Rep. Paul Ryan (R-WI), ranking member of the Budget Committee and incoming chairman if Republicans capture the House in November, has a budget plan called “America’s Roadmap,” which slashes Medicare and Social Security in an ostensible effort to end the budget deficit. While right-wing pundits have been quick to applaud the plan, elected Republicans and those hoping to be elected are much more hesitant to endorse deep cuts to popular social programs. Many have shied away from endorsing the plan.
One such politician was former Speaker of the House Newt Gingrich (R), who dubbed Rep. Ryan “extraordinarily formidable” but had not explicitly endorsed his plan. But yesterday at an event in Iowa that was widely seen as laying the groundwork for a 2012 presidential run, Gingrich explicitly endorsed Ryan’s plans for Social Security, while voicing disapproval for the taxes contained in the roadmap:
Taking questions after his talk, Gingrich told The Tribune that Wisconsin U.S. Rep. Paul Ryan is “one of the smartest conservative thinkers in Congress,” but that he opposes a value-added tax proposed by Ryan as part of a plan to end the U.S. deficit.
Gingrich also said he believes that Ryan’s plan to partly privatize Social Security would “triple the earnings” of future retirees.
Gingrich may “believe” that Social Security privatization would triple retirees’ benefits, but it is not a belief based in fact. The Center for Economic and Policy Research studied President George W. Bush’s proposal to privatize Social Security — a plan that the Ryan roadmap closely resembles — and found that a 15-year-old entering the system would see a benefit cut of 45 percent by the time they were of retirement age, which would mean a loss of about $200,000 in retirement benefits. Private accounts would only replace about $9,000 of the lost benefits, according to CEPR — and that’s assuming the individual doesn’t retire in an economic slump.
As a Center for American Progress Action Fund analysis found, under a Bush-style privatization plan, an October 2008 retiree would have lost $26,000 in that year’s market turmoil.
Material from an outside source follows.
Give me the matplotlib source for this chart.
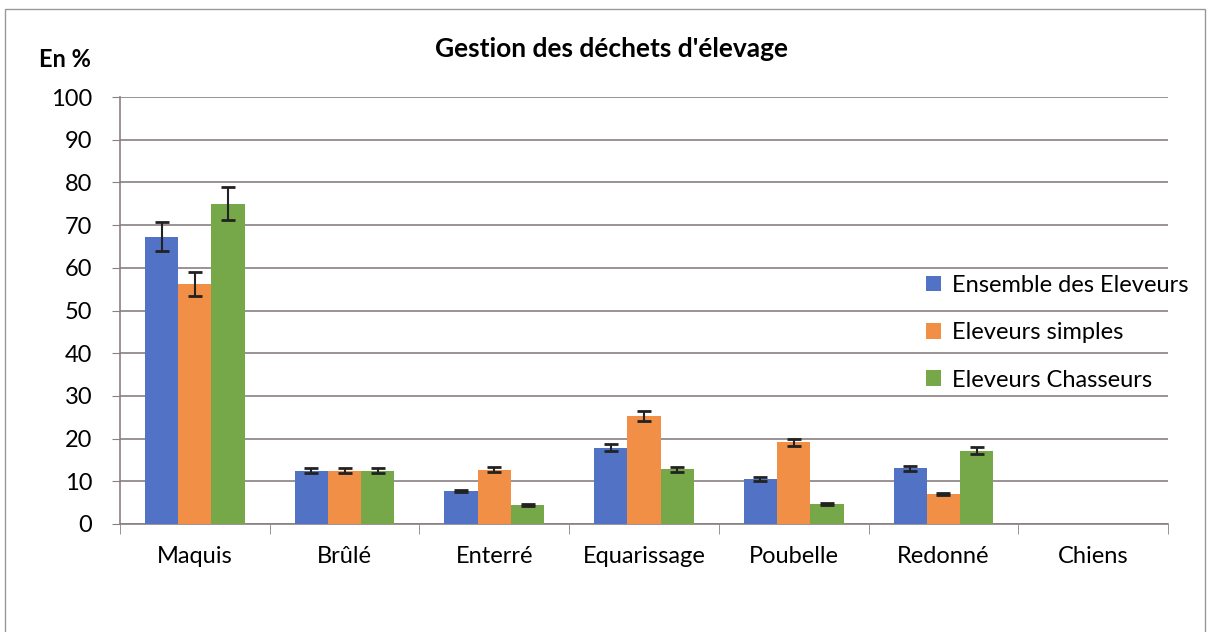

Gingrich’s support for privatization is notable because it belies the claim made by many conservative pundits that no Republican wants to privatize Social Security.
Also, Gingrich’s specific disapproval of the value-added tax plan undermines his stated goal to balance the budget — something the Ryan plan already fails to do. The Center for Budget and Policy Priorities says that the Ryan budget would not balance the budget nor seriously reduce the national debt, and that’s taking into account the revenues raised by value-added taxes. Gingrich’s specific disapproval of those taxes would move the Ryan “roadmap” even further away from accomplishing that goal.